**Stated exercise**:
Copy the data that follows, character for character, minus the pictures.
╔══
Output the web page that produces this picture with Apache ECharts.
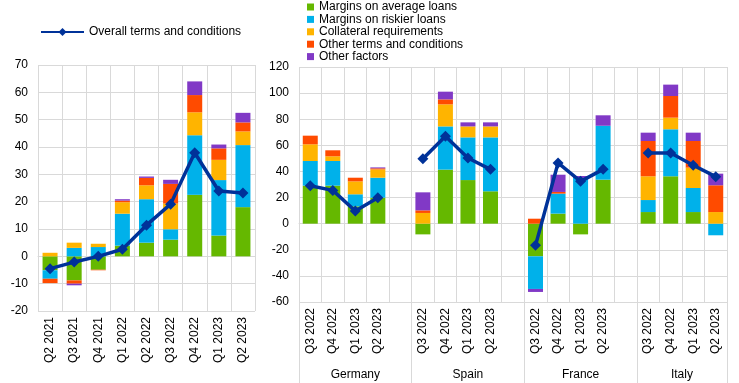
<!DOCTYPE html>
<html><head><meta charset="utf-8">
<script src="https://cdn.jsdelivr.net/npm/echarts@6/dist/echarts.min.js"></script>
<style>html,body{margin:0;padding:0;background:#fff}#c{width:739px;height:383px}</style>
</head><body><div id="c"></div>
<script>
// ---- Left panel (euro area) ----
const leftCats = ['Q2 2021','Q3 2021','Q4 2021','Q1 2022','Q2 2022','Q3 2022','Q4 2022','Q1 2023','Q2 2023'];
const leftAvg     = [-5.1, -8.8, -4.9, 3.9, 5.0, 6.1, 22.5, 7.6, 18.0];
const leftRiskier = [-3.1, 3.1, 3.4, 11.7, 15.9, 3.8, 21.8, 20.3, 22.7];
const leftColl    = [1.3, 1.9, 1.2, 4.2, 5.1, 9.4, 8.4, 7.4, 5.0];
const leftOther   = [-1.6, -1.2, -0.2, 0.6, 2.7, 7.2, 6.3, 4.2, 3.3];
const leftFactors = [0, -0.6, 0, 0.5, 0.5, 1.5, 5.0, 1.4, 3.5];
const leftOverall = [-4.5, -2.1, 0, 2.6, 11.4, 19.1, 37.9, 23.9, 23.2];

// ---- Right panel (countries), 4 quarters each: Germany, Spain, France, Italy ----
const countries = ['Germany','Spain','France','Italy'];
const quarters  = ['Q3 2022','Q4 2022','Q1 2023','Q2 2023'];
const ctyAvg     = [29.1, 29.1, 13.3, 19.9,   -8.2, 41.4, 33.4, 24.8,   -25.0, 7.7, -8.2, 33.7,   8.9, 36.3, 8.9, 0];
const ctyRiskier = [18.9, 18.9, 9.2, 15.3,    0, 33.1, 32.7, 41.3,      -25.0, 15.3, 35.0, 41.3,  9.2, 36.0, 18.4, -8.9];
const ctyColl    = [12.8, 3.6, 9.9, 6.4,      8.2, 16.9, 8.4, 8.4,      0, 0, 0, 0,               18.2, 8.9, 15.6, 8.9];
const ctyOther   = [6.6, 4.6, 2.8, 0.8,       2.0, 3.8, 0, 0,           3.8, 1.3, 0, 0,           27.0, 16.6, 20.4, 20.5];
const ctyFactors = [0, 0, 0, 0.7,             13.8, 5.9, 3.1, 3.1,      -2.3, 13.2, 1.5, 8.0,     6.4, 8.7, 6.4, 8.9];
const ctyOverall = [29.1, 25.5, 9.7, 19.9,    49.8, 66.9, 50.3, 41.6,   -16.6, 46.5, 32.4, 41.6,  54.1, 54.1, 44.7, 36.0];

const names = ['Margins on average loans','Margins on riskier loans','Collateral requirements','Other terms and conditions','Other factors'];
const colors = ['#65B800','#00B1EA','#FFB400','#FF4B00','#8139C6'];
const lineName = 'Overall terms and conditions';
const lineColor = '#003299';

// build right categories with gap slots between countries
const rightCats = [];
countries.forEach((c, i) => { quarters.forEach(q => rightCats.push(q)); if (i < countries.length - 1) rightCats.push(''); });
function withGaps(arr) {
  const out = [];
  countries.forEach((c, i) => {
    for (let k = 0; k < quarters.length; k++) out.push(arr[i * quarters.length + k]);
    if (i < countries.length - 1) out.push(null);
  });
  return out;
}
// group separators and centres (in slot units)
const seps = [-0.5];
countries.forEach((c, i) => seps.push(seps[seps.length - 1] + quarters.length + (i < countries.length - 1 ? 1 : 0)));
const centres = countries.map((c, i) => (seps[i] + seps[i + 1]) / 2);

const gridCol = '#d9d9d9';
const font = 'Liberation Sans, Arial, sans-serif';
const lbl = { color: '#000', fontSize: 12, fontFamily: font };

const leftData = [leftAvg, leftRiskier, leftColl, leftOther, leftFactors];
const rightData = [ctyAvg, ctyRiskier, ctyColl, ctyOther, ctyFactors];

const series = [];
leftData.forEach((d, i) => series.push({
  name: names[i], type: 'bar', xAxisIndex: 0, yAxisIndex: 0, stack: 'L', barWidth: 15,
  itemStyle: { color: colors[i] }, data: d
}));
series.push({
  name: lineName, type: 'line', xAxisIndex: 0, yAxisIndex: 0, data: leftOverall, z: 5,
  symbol: 'diamond', symbolSize: 11, lineStyle: { color: lineColor, width: 3.5 }, itemStyle: { color: lineColor }
});
rightData.forEach((d, i) => series.push({
  name: names[i], type: 'bar', xAxisIndex: 1, yAxisIndex: 1, stack: 'R', barWidth: 15,
  itemStyle: { color: colors[i] }, data: withGaps(d)
}));
series.push({
  name: lineName, type: 'line', xAxisIndex: 1, yAxisIndex: 1, data: withGaps(ctyOverall), z: 5,
  symbol: 'diamond', symbolSize: 11, connectNulls: false, lineStyle: { color: lineColor, width: 3.5 }, itemStyle: { color: lineColor }
});

const chart = echarts.init(document.getElementById('c'), null, { renderer: 'canvas' });
chart.setOption({
  animation: false,
  backgroundColor: '#fff',
  textStyle: { fontFamily: font },
  legend: [
    { data: [lineName], left: 35, top: 21, itemWidth: 43, itemHeight: 10, textStyle: lbl, selectedMode: false },
    { data: names, orient: 'vertical', left: 302, top: -4, itemWidth: 7, itemHeight: 7, itemGap: 0.4,
      textStyle: Object.assign({ lineHeight: 12 }, lbl), icon: 'rect', selectedMode: false }
  ],
  grid: [
    { left: 38, right: 484, top: 65, bottom: 72 },
    { left: 299, right: 12, top: 67, bottom: 81 }
  ],
  xAxis: [
    { type: 'category', gridIndex: 0, data: leftCats,
      axisLine: { lineStyle: { color: gridCol } },
      axisTick: { show: true, length: 4, lineStyle: { color: gridCol } },
      splitLine: { show: true, lineStyle: { color: gridCol } },
      axisLabel: Object.assign({ rotate: 90, margin: 6, interval: 0 }, lbl) },
    { type: 'category', gridIndex: 1, data: rightCats,
      axisLine: { lineStyle: { color: gridCol } },
      axisTick: { show: false },
      splitLine: { show: true, interval: 0, lineStyle: { color: gridCol } },
      axisLabel: Object.assign({ rotate: 90, margin: 6, interval: 0 }, lbl) },
    { type: 'value', gridIndex: 1, position: 'bottom', offset: 81, min: seps[0], max: seps[seps.length - 1],
      axisLine: { show: false },
      axisTick: { show: true, inside: true, length: 81, customValues: seps, lineStyle: { color: gridCol } },
      splitLine: { show: false },
      axisLabel: Object.assign({ inside: true, margin: 2, customValues: centres,
        formatter: v => { const i = centres.findIndex(c => Math.abs(c - v) < 1e-6); return i >= 0 ? countries[i] : ''; } }, lbl) }
  ],
  yAxis: [
    { type: 'value', gridIndex: 0, min: -20, max: 70, interval: 10,
      axisLine: { show: false }, axisTick: { show: false },
      splitLine: { lineStyle: { color: gridCol } }, axisLabel: Object.assign({ margin: 10 }, lbl) },
    { type: 'value', gridIndex: 1, min: -60, max: 120, interval: 20,
      axisLine: { show: false }, axisTick: { show: false },
      splitLine: { lineStyle: { color: gridCol } }, axisLabel: Object.assign({ margin: 10 }, lbl) }
  ],
  series: series
});
</script></body></html>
╚══
**Task response**:
Output the web page that produces this picture with Apache ECharts.
<!DOCTYPE html>
<html><head><meta charset="utf-8">
<script src="https://cdn.jsdelivr.net/npm/echarts@6/dist/echarts.min.js"></script>
<style>html,body{margin:0;padding:0;background:#fff}#c{width:739px;height:383px}</style>
</head><body><div id="c"></div>
<script>
// ---- Left panel (euro area) ----
const leftCats = ['Q2 2021','Q3 2021','Q4 2021','Q1 2022','Q2 2022','Q3 2022','Q4 2022','Q1 2023','Q2 2023'];
const leftAvg     = [-5.1, -8.8, -4.9, 3.9, 5.0, 6.1, 22.5, 7.6, 18.0];
const leftRiskier = [-3.1, 3.1, 3.4, 11.7, 15.9, 3.8, 21.8, 20.3, 22.7];
const leftColl    = [1.3, 1.9, 1.2, 4.2, 5.1, 9.4, 8.4, 7.4, 5.0];
const leftOther   = [-1.6, -1.2, -0.2, 0.6, 2.7, 7.2, 6.3, 4.2, 3.3];
const leftFactors = [0, -0.6, 0, 0.5, 0.5, 1.5, 5.0, 1.4, 3.5];
const leftOverall = [-4.5, -2.1, 0, 2.6, 11.4, 19.1, 37.9, 23.9, 23.2];

// ---- Right panel (countries), 4 quarters each: Germany, Spain, France, Italy ----
const countries = ['Germany','Spain','France','Italy'];
const quarters  = ['Q3 2022','Q4 2022','Q1 2023','Q2 2023'];
const ctyAvg     = [29.1, 29.1, 13.3, 19.9,   -8.2, 41.4, 33.4, 24.8,   -25.0, 7.7, -8.2, 33.7,   8.9, 36.3, 8.9, 0];
const ctyRiskier = [18.9, 18.9, 9.2, 15.3,    0, 33.1, 32.7, 41.3,      -25.0, 15.3, 35.0, 41.3,  9.2, 36.0, 18.4, -8.9];
const ctyColl    = [12.8, 3.6, 9.9, 6.4,      8.2, 16.9, 8.4, 8.4,      0, 0, 0, 0,               18.2, 8.9, 15.6, 8.9];
const ctyOther   = [6.6, 4.6, 2.8, 0.8,       2.0, 3.8, 0, 0,           3.8, 1.3, 0, 0,           27.0, 16.6, 20.4, 20.5];
const ctyFactors = [0, 0, 0, 0.7,             13.8, 5.9, 3.1, 3.1,      -2.3, 13.2, 1.5, 8.0,     6.4, 8.7, 6.4, 8.9];
const ctyOverall = [29.1, 25.5, 9.7, 19.9,    49.8, 66.9, 50.3, 41.6,   -16.6, 46.5, 32.4, 41.6,  54.1, 54.1, 44.7, 36.0];

const names = ['Margins on average loans','Margins on riskier loans','Collateral requirements','Other terms and conditions','Other factors'];
const colors = ['#65B800','#00B1EA','#FFB400','#FF4B00','#8139C6'];
const lineName = 'Overall terms and conditions';
const lineColor = '#003299';

// build right categories with gap slots between countries
const rightCats = [];
countries.forEach((c, i) => { quarters.forEach(q => rightCats.push(q)); if (i < countries.length - 1) rightCats.push(''); });
function withGaps(arr) {
  const out = [];
  countries.forEach((c, i) => {
    for (let k = 0; k < quarters.length; k++) out.push(arr[i * quarters.length + k]);
    if (i < countries.length - 1) out.push(null);
  });
  return out;
}
// group separators and centres (in slot units)
const seps = [-0.5];
countries.forEach((c, i) => seps.push(seps[seps.length - 1] + quarters.length + (i < countries.length - 1 ? 1 : 0)));
const centres = countries.map((c, i) => (seps[i] + seps[i + 1]) / 2);

const gridCol = '#d9d9d9';
const font = 'Liberation Sans, Arial, sans-serif';
const lbl = { color: '#000', fontSize: 12, fontFamily: font };

const leftData = [leftAvg, leftRiskier, leftColl, leftOther, leftFactors];
const rightData = [ctyAvg, ctyRiskier, ctyColl, ctyOther, ctyFactors];

const series = [];
leftData.forEach((d, i) => series.push({
  name: names[i], type: 'bar', xAxisIndex: 0, yAxisIndex: 0, stack: 'L', barWidth: 15,
  itemStyle: { color: colors[i] }, data: d
}));
series.push({
  name: lineName, type: 'line', xAxisIndex: 0, yAxisIndex: 0, data: leftOverall, z: 5,
  symbol: 'diamond', symbolSize: 11, lineStyle: { color: lineColor, width: 3.5 }, itemStyle: { color: lineColor }
});
rightData.forEach((d, i) => series.push({
  name: names[i], type: 'bar', xAxisIndex: 1, yAxisIndex: 1, stack: 'R', barWidth: 15,
  itemStyle: { color: colors[i] }, data: withGaps(d)
}));
series.push({
  name: lineName, type: 'line', xAxisIndex: 1, yAxisIndex: 1, data: withGaps(ctyOverall), z: 5,
  symbol: 'diamond', symbolSize: 11, connectNulls: false, lineStyle: { color: lineColor, width: 3.5 }, itemStyle: { color: lineColor }
});

const chart = echarts.init(document.getElementById('c'), null, { renderer: 'canvas' });
chart.setOption({
  animation: false,
  backgroundColor: '#fff',
  textStyle: { fontFamily: font },
  legend: [
    { data: [lineName], left: 35, top: 21, itemWidth: 43, itemHeight: 10, textStyle: lbl, selectedMode: false },
    { data: names, orient: 'vertical', left: 302, top: -4, itemWidth: 7, itemHeight: 7, itemGap: 0.4,
      textStyle: Object.assign({ lineHeight: 12 }, lbl), icon: 'rect', selectedMode: false }
  ],
  grid: [
    { left: 38, right: 484, top: 65, bottom: 72 },
    { left: 299, right: 12, top: 67, bottom: 81 }
  ],
  xAxis: [
    { type: 'category', gridIndex: 0, data: leftCats,
      axisLine: { lineStyle: { color: gridCol } },
      axisTick: { show: true, length: 4, lineStyle: { color: gridCol } },
      splitLine: { show: true, lineStyle: { color: gridCol } },
      axisLabel: Object.assign({ rotate: 90, margin: 6, interval: 0 }, lbl) },
    { type: 'category', gridIndex: 1, data: rightCats,
      axisLine: { lineStyle: { color: gridCol } },
      axisTick: { show: false },
      splitLine: { show: true, interval: 0, lineStyle: { color: gridCol } },
      axisLabel: Object.assign({ rotate: 90, margin: 6, interval: 0 }, lbl) },
    { type: 'value', gridIndex: 1, position: 'bottom', offset: 81, min: seps[0], max: seps[seps.length - 1],
      axisLine: { show: false },
      axisTick: { show: true, inside: true, length: 81, customValues: seps, lineStyle: { color: gridCol } },
      splitLine: { show: false },
      axisLabel: Object.assign({ inside: true, margin: 2, customValues: centres,
        formatter: v => { const i = centres.findIndex(c => Math.abs(c - v) < 1e-6); return i >= 0 ? countries[i] : ''; } }, lbl) }
  ],
  yAxis: [
    { type: 'value', gridIndex: 0, min: -20, max: 70, interval: 10,
      axisLine: { show: false }, axisTick: { show: false },
      splitLine: { lineStyle: { color: gridCol } }, axisLabel: Object.assign({ margin: 10 }, lbl) },
    { type: 'value', gridIndex: 1, min: -60, max: 120, interval: 20,
      axisLine: { show: false }, axisTick: { show: false },
      splitLine: { lineStyle: { color: gridCol } }, axisLabel: Object.assign({ margin: 10 }, lbl) }
  ],
  series: series
});
</script></body></html>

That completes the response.